═════ DATA ═════

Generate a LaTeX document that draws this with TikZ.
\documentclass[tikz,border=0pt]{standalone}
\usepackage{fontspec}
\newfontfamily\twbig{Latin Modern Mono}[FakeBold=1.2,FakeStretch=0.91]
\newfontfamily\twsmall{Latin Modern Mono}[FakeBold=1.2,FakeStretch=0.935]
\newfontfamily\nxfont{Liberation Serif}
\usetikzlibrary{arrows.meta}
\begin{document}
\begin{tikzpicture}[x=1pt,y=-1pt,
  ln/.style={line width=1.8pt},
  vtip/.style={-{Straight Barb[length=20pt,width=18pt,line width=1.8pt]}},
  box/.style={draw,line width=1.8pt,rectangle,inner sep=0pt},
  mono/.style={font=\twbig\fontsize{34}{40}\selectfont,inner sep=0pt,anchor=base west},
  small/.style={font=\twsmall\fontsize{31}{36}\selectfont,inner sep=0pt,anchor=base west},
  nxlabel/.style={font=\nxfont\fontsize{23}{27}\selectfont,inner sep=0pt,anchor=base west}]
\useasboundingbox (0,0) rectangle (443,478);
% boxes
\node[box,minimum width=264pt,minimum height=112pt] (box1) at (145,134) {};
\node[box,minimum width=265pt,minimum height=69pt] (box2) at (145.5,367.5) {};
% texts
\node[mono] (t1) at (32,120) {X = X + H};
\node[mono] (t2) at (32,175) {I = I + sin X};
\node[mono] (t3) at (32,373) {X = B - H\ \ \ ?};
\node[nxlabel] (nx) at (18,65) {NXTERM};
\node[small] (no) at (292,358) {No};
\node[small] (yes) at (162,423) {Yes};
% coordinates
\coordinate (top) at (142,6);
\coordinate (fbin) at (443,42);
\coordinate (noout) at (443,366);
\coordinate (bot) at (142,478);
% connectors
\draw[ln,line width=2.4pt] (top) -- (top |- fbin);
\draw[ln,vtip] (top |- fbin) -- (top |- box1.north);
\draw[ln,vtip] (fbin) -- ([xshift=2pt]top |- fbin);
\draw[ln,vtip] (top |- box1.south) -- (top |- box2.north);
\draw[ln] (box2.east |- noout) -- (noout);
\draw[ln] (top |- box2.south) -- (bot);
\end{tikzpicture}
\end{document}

═════

Write out the listing once more, matching it exactly.

** SOLVED PROBLEM **
Generate a LaTeX document that draws this with TikZ.
\documentclass[tikz,border=0pt]{standalone}
\usepackage{fontspec}
\newfontfamily\twbig{Latin Modern Mono}[FakeBold=1.2,FakeStretch=0.91]
\newfontfamily\twsmall{Latin Modern Mono}[FakeBold=1.2,FakeStretch=0.935]
\newfontfamily\nxfont{Liberation Serif}
\usetikzlibrary{arrows.meta}
\begin{document}
\begin{tikzpicture}[x=1pt,y=-1pt,
  ln/.style={line width=1.8pt},
  vtip/.style={-{Straight Barb[length=20pt,width=18pt,line width=1.8pt]}},
  box/.style={draw,line width=1.8pt,rectangle,inner sep=0pt},
  mono/.style={font=\twbig\fontsize{34}{40}\selectfont,inner sep=0pt,anchor=base west},
  small/.style={font=\twsmall\fontsize{31}{36}\selectfont,inner sep=0pt,anchor=base west},
  nxlabel/.style={font=\nxfont\fontsize{23}{27}\selectfont,inner sep=0pt,anchor=base west}]
\useasboundingbox (0,0) rectangle (443,478);
% boxes
\node[box,minimum width=264pt,minimum height=112pt] (box1) at (145,134) {};
\node[box,minimum width=265pt,minimum height=69pt] (box2) at (145.5,367.5) {};
% texts
\node[mono] (t1) at (32,120) {X = X + H};
\node[mono] (t2) at (32,175) {I = I + sin X};
\node[mono] (t3) at (32,373) {X = B - H\ \ \ ?};
\node[nxlabel] (nx) at (18,65) {NXTERM};
\node[small] (no) at (292,358) {No};
\node[small] (yes) at (162,423) {Yes};
% coordinates
\coordinate (top) at (142,6);
\coordinate (fbin) at (443,42);
\coordinate (noout) at (443,366);
\coordinate (bot) at (142,478);
% connectors
\draw[ln,line width=2.4pt] (top) -- (top |- fbin);
\draw[ln,vtip] (top |- fbin) -- (top |- box1.north);
\draw[ln,vtip] (fbin) -- ([xshift=2pt]top |- fbin);
\draw[ln,vtip] (top |- box1.south) -- (top |- box2.north);
\draw[ln] (box2.east |- noout) -- (noout);
\draw[ln] (top |- box2.south) -- (bot);
\end{tikzpicture}
\end{document}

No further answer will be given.